The consultants also noted that an argument could be made that future processing might benefit from the increased resolution. It is worth noting, however, that in cases where a scanner delivers data at a spatial resolution above its native optical resolution (as determined by the spacing and number of the photosites in its image sensor), the future processing could accomplish this same function. Many current scanners tend to be limited to 300 or 400 dpi optical resolution; thus one could wait until a later moment to interpolate the image information to higher resolution. Successful future processing for increasing resolution (by interpolation), however, would depend upon keeping the artifacts produced by compression to a minimum; see Section 8 on compression and JPEG artifacts.
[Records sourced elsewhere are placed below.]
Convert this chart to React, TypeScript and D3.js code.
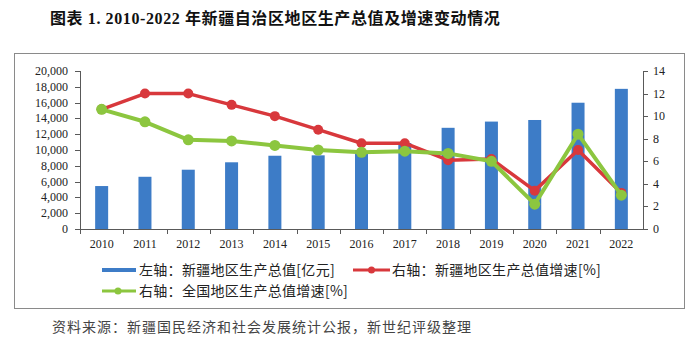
import React from "react";
import * as d3 from "d3";

const years = ["2010","2011","2012","2013","2014","2015","2016","2017","2018","2019","2020","2021","2022"];
const gdp = [5437, 6610, 7505, 8444, 9273, 9325, 9650, 10882, 12809, 13597, 13798, 15984, 17741];
const xjGrowth = [10.6, 12.0, 12.0, 11.0, 10.0, 8.8, 7.6, 7.6, 6.1, 6.2, 3.4, 7.0, 3.2];
const cnGrowth = [10.6, 9.5, 7.9, 7.8, 7.4, 7.0, 6.8, 6.9, 6.7, 6.0, 2.2, 8.4, 3.0];
const leftTicks = [0, 2000, 4000, 6000, 8000, 10000, 12000, 14000, 16000, 18000, 20000];
const rightTicks = [0, 2, 4, 6, 8, 10, 12, 14];

const BLUE = "#3d7cc7";
const RED = "#d8383c";
const GREEN = "#8cc63f";
const AXIS = "#595959";

export default function App() {
  const left = 80, right = 643, top = 71, bottom = 229;
  const x = d3.scaleBand().domain(years).range([left, right]);
  const yL = d3.scaleLinear().domain([0, 20000]).range([bottom, top]);
  const yR = d3.scaleLinear().domain([0, 14]).range([bottom, top]);
  const cx = (d: string) => (x(d) as number) + x.bandwidth() / 2;
  const line = (vals: number[]) =>
    d3.line<number>().x((_, i) => cx(years[i])).y((v) => yR(v))(vals) as string;
  const fmt = d3.format(",");
  const serif = "'Liberation Serif', 'DejaVu Serif', serif";
  const sans = "'Noto Sans CJK SC', 'Noto Sans', sans-serif";
  const barW = 13;

  return (
    <svg width={700} height={347} style={{ position: "absolute", left: 0, top: 0 }}>
      <rect width={700} height={347} fill="#fff" />
      <text x={50} y={24} fontFamily={`'Liberation Serif', 'Noto Sans CJK SC', serif`} fontWeight="bold" fontSize={16} letterSpacing={0.6} fill="#111">
        图表 1. 2010-2022 年新疆自治区地区生产总值及增速变动情况
      </text>
      <rect x={14.5} y={53.5} width={670} height={255} fill="none" stroke="#8a8a8a" strokeWidth={1} />

      {/* bars */}
      {years.map((yr, i) => (
        <rect key={yr} x={cx(yr) - barW / 2} y={yL(gdp[i])} width={barW} height={bottom - yL(gdp[i])} fill={BLUE} />
      ))}

      {/* left axis */}
      <line x1={left + 0.5} x2={left + 0.5} y1={top} y2={bottom} stroke={AXIS} />
      {leftTicks.map((t) => (
        <g key={t}>
          <line x1={left - 5} x2={left} y1={Math.round(yL(t)) + 0.5} y2={Math.round(yL(t)) + 0.5} stroke={AXIS} />
          <text x={68} y={yL(t) + 4} textAnchor="end" fontFamily={serif} fontSize={12} fill="#222">{fmt(t)}</text>
        </g>
      ))}
      {/* right axis */}
      <line x1={right + 0.5} x2={right + 0.5} y1={top} y2={bottom} stroke={AXIS} />
      {rightTicks.map((t) => (
        <g key={t}>
          <line x1={right} x2={right + 5} y1={Math.round(yR(t)) + 0.5} y2={Math.round(yR(t)) + 0.5} stroke={AXIS} />
          <text x={653} y={yR(t) + 4} textAnchor="start" fontFamily={serif} fontSize={12} fill="#222">{t}</text>
        </g>
      ))}
      {/* x axis */}
      <line x1={left} x2={right + 1} y1={bottom + 0.5} y2={bottom + 0.5} stroke={AXIS} />
      {years.map((yr) => (
        <g key={yr}>
          <line x1={Math.round(x(yr) as number) + 0.5} x2={Math.round(x(yr) as number) + 0.5} y1={bottom} y2={bottom + 5} stroke={AXIS} />
          <text x={cx(yr)} y={248} textAnchor="middle" fontFamily={serif} fontSize={12} fill="#222">{yr}</text>
        </g>
      ))}

      {/* lines */}
      <path d={line(xjGrowth)} fill="none" stroke={RED} strokeWidth={3.5} strokeLinejoin="round" />
      {xjGrowth.map((v, i) => (
        <circle key={i} cx={cx(years[i])} cy={yR(v)} r={5} fill={RED} />
      ))}
      <path d={line(cnGrowth)} fill="none" stroke={GREEN} strokeWidth={4} strokeLinejoin="round" />
      {cnGrowth.map((v, i) => (
        <circle key={i} cx={cx(years[i])} cy={yR(v)} r={5.5} fill={GREEN} />
      ))}

      {/* legend */}
      <g fontFamily={sans} fontSize={14} letterSpacing={0.3} fill="#222">
        <line x1={102} x2={136} y1={270} y2={270} stroke={BLUE} strokeWidth={4} />
        <text x={139} y={275}>左轴：新疆地区生产总值[亿元]</text>
        <line x1={353} x2={390} y1={270} y2={270} stroke={RED} strokeWidth={3} />
        <circle cx={371.5} cy={270} r={3.5} fill={RED} />
        <text x={392} y={275}>右轴：新疆地区生产总值增速[%]</text>
        <line x1={102} x2={136} y1={291} y2={291} stroke={GREEN} strokeWidth={3} />
        <circle cx={118} cy={291} r={3.5} fill={GREEN} />
        <text x={139} y={296}>右轴：全国地区生产总值增速[%]</text>
      </g>

      <text x={52} y={332} fontFamily={sans} fontSize={14} letterSpacing={1} fill="#444">
        资料来源：新疆国民经济和社会发展统计公报，新世纪评级整理
      </text>
    </svg>
  );
}
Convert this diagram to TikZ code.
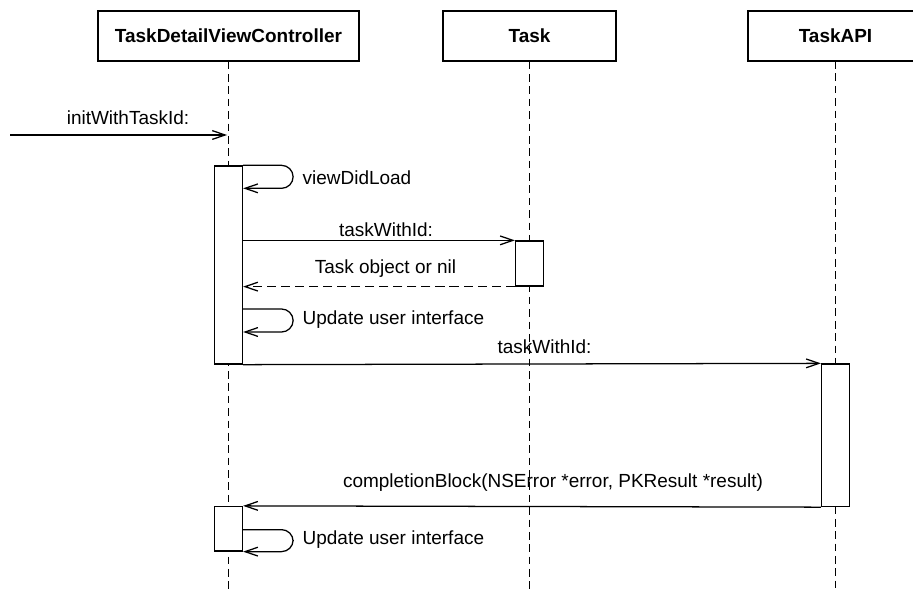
\documentclass[tikz,border=0pt]{standalone}
\usepackage{fontspec}
\setmainfont{Liberation Sans}
\usetikzlibrary{arrows.meta}

\begin{document}
\begin{tikzpicture}[x=0.025cm,y=-0.025cm,line width=0.9pt,
  >={Straight Barb[length=0.32cm,width=0.22cm]},
  every node/.style={inner sep=0pt,font=\fontsize{13.5}{16}\selectfont},
  head/.style={draw,minimum height=1.25cm,font=\fontsize{13.5}{16}\selectfont\bfseries},
  act/.style={draw,fill=white,minimum width=0.7cm},
  lifeline/.style={dash pattern=on 5.5pt off 3.3pt},
  msg/.style={->},
  reply/.style={->,dash pattern=on 6.5pt off 3.5pt},
  self/.style={->,rounded corners=0.29cm}]
  \useasboundingbox (0,0) rectangle (913,590);
  \coordinate (bottom) at (0,590);

  % objects and their lifelines
  \node[head,minimum width=6.525cm] (vc) at (228.5,36) {TaskDetailViewController};
  \node[head,minimum width=4.325cm] (task) at (529.5,36) {Task};
  \node[head,draw=none,outer sep=0pt,minimum width=4.375cm] (api) at (835.5,36) {TaskAPI};
  \draw (api.north east) -- (api.north west) -- (api.south west) -- (api.south east);
  \draw[lifeline] (vc.south) -- (vc.south |- bottom);
  \draw[lifeline] (task.south) -- (task.south |- bottom);
  \draw[lifeline] (api.south) -- (api.south |- bottom);

  % incoming call
  \coordinate (caller) at (10,135);
  \coordinate (vcin) at (227,135);
  \draw[msg] (caller) -- (vcin);
  \node (lInit) at (128,118) {initWithTaskId:};

  % activations (placed first so messages can refer to them)
  \path (228.5,265) node[act,minimum height=4.95cm] (act1) {};
  \path (529.5,263.5) node[act,minimum height=1.125cm] (act2) {};
  \path (835.5,435.25) node[act,minimum height=3.5625cm] (act3) {};
  \path (228.5,528.75) node[act,minimum height=1.1125cm] (act4) {};

  % messages
  \draw[msg] (act1.east |- act2.north west) -- (act2.north west);
  \draw[reply] (act2.south west) -- (act1.east |- act2.south west);
  \draw[msg] (act1.south east) -- (act3.north west);
  \draw[msg] (act3.south west) -- (act4.north east);

  % redraw bars on top of the arrow ends
  \path (228.5,265) node[act,minimum height=4.95cm] {};
  \path (529.5,263.5) node[act,minimum height=1.125cm] {};
  \path (835.5,435.25) node[act,minimum height=3.5625cm] {};
  \path (228.5,528.75) node[act,minimum height=1.1125cm] {};

  % self calls
  \coordinate (upd1) at (act1.east |- 0,309);
  \draw[self] (act1.north east) -- ++(50,0) -- ++(0,23) -- ++(-50,0);
  \draw[self] (upd1) -- ++(50,0) -- ++(0,23) -- ++(-50,0);
  \draw[self] (act4.south east) ++(0,-22) -- ++(50,0) -- ++(0,22) -- (act4.south east);

  % labels
  \node[anchor=west] (lLoad) at (302,178) {viewDidLoad};
  \node (lTask) at (386,230) {taskWithId:};
  \node (lObj) at (385.5,269) {Task object or nil};
  \node[anchor=west] (lUpd1) at (302,320) {Update user interface};
  \node (lApi) at (544.5,347) {taskWithId:};
  \node (lDone) at (553,483) {completionBlock(NSError *error, PKResult *result)};
  \node[anchor=west] (lUpd2) at (302,540) {Update user interface};
\end{tikzpicture}
\end{document}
Bitonal images have a more pressing need of spatial resolution beyond that indicated by the 1 to 2 pixel per stroke dictum. When a character (whose stroke thickness varies in a smooth way, reflecting the aesthetic intent of the typeface designer) is represented by binary pixels, subtle changes in the original stroke thickness are rendered as quantum jumps in thickness: from 1 to 2 pixels (a 100 percent increase), or from 2 to 3 pixels (a 50 percent increase). Moving beyond 1 to 2 pixels per stroke lessens this effect, hence the requirement for 600 dpi in preservation bitonal images of text suggested in the widely-quoted Cornell work.
Tonal images instead lessen this quantum effect by subtly "graying out" pixels which are only partially on the stroke; they do this without an increase in spatial resolution. While this "anti-aliasing" technique has been in use in phototypesetting and vector computer graphics for 30 years, imaging designers have recently re-discovered it. When used to scale down a high spatial resolution binary image to a lower resolution tonal image for screen display, it is often called "scale to gray."